Available data –
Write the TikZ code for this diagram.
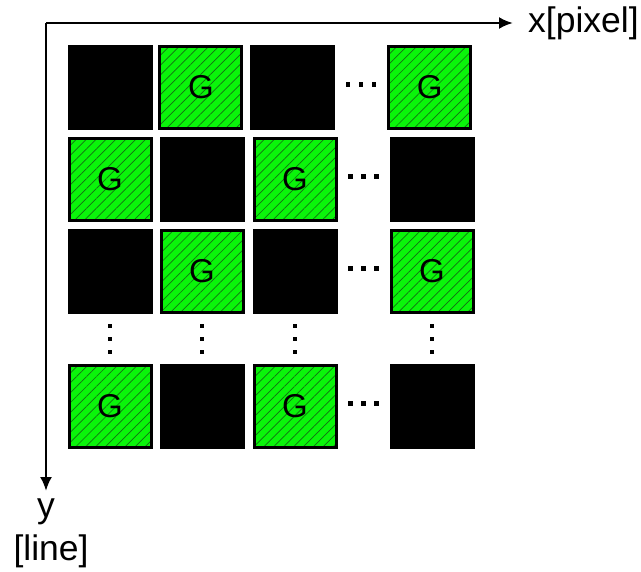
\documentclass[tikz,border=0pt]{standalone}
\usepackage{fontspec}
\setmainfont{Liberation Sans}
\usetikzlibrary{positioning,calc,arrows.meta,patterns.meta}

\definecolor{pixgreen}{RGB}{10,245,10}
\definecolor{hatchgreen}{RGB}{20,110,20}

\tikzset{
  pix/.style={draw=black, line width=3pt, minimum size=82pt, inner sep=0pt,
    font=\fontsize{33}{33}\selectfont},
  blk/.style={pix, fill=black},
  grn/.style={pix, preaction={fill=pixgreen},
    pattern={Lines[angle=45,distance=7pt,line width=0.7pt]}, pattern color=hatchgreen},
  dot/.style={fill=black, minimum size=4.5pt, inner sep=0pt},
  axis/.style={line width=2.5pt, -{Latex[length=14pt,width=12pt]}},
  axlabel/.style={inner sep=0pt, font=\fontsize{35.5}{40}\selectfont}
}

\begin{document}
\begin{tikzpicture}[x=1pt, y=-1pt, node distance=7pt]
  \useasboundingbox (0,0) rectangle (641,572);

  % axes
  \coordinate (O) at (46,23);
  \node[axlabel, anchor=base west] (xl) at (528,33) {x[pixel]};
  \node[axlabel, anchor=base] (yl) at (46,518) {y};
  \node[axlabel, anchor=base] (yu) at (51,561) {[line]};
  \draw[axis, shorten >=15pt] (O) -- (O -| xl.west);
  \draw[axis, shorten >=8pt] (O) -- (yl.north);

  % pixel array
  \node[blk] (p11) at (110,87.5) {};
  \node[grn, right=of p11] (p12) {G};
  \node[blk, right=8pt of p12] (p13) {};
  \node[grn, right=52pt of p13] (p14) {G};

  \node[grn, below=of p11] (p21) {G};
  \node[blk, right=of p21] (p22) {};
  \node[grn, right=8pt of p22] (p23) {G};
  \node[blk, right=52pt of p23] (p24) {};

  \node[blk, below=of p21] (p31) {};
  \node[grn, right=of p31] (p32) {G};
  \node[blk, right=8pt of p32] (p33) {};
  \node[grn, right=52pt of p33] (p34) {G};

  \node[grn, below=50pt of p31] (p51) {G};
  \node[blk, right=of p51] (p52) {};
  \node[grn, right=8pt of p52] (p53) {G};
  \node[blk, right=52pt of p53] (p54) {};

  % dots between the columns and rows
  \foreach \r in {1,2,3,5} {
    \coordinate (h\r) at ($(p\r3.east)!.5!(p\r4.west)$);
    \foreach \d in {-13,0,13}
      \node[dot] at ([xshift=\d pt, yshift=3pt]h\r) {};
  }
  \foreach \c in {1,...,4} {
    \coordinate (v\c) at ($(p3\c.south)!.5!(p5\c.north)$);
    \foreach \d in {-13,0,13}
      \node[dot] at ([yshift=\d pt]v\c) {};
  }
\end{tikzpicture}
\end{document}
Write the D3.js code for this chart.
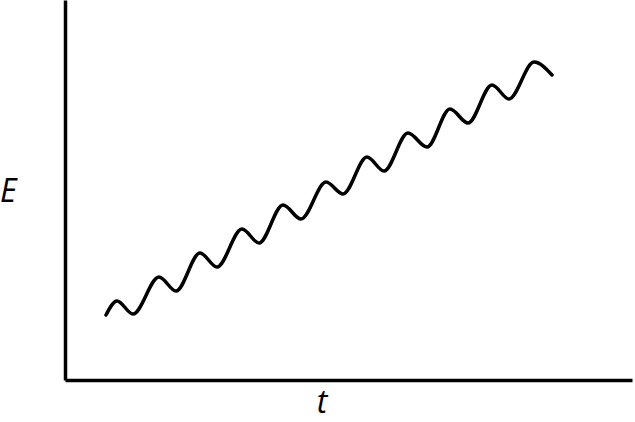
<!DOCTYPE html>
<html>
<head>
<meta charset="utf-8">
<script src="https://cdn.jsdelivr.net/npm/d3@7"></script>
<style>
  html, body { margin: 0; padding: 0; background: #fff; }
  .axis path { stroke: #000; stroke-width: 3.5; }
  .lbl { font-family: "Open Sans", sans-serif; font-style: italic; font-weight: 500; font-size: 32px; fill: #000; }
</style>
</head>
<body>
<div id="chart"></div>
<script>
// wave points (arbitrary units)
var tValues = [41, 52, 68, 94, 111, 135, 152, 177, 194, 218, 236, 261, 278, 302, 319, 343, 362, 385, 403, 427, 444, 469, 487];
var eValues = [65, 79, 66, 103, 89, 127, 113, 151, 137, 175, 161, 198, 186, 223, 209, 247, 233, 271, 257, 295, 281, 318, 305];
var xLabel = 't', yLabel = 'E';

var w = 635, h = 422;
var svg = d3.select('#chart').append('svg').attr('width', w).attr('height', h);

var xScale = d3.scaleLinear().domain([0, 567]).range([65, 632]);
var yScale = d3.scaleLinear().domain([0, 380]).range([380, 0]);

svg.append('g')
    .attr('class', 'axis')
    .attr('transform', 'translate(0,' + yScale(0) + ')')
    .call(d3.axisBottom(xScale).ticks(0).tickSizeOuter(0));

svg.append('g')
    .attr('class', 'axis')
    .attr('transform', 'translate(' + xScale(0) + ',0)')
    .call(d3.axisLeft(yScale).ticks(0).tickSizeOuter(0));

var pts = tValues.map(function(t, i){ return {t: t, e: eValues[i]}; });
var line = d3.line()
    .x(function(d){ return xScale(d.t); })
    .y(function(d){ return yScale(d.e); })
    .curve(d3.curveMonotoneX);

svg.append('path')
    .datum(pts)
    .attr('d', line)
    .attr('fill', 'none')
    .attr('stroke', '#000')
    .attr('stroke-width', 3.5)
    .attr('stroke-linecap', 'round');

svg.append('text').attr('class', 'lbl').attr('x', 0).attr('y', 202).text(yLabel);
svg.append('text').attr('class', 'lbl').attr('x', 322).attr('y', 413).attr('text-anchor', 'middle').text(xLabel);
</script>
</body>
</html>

Work to complete –
Go through the lines above. Select every one that has the string "chart".

Result of the task –
Write the D3.js code for this chart.
<div id="chart"></div>
var svg = d3.select('#chart').append('svg').attr('width', w).attr('height', h);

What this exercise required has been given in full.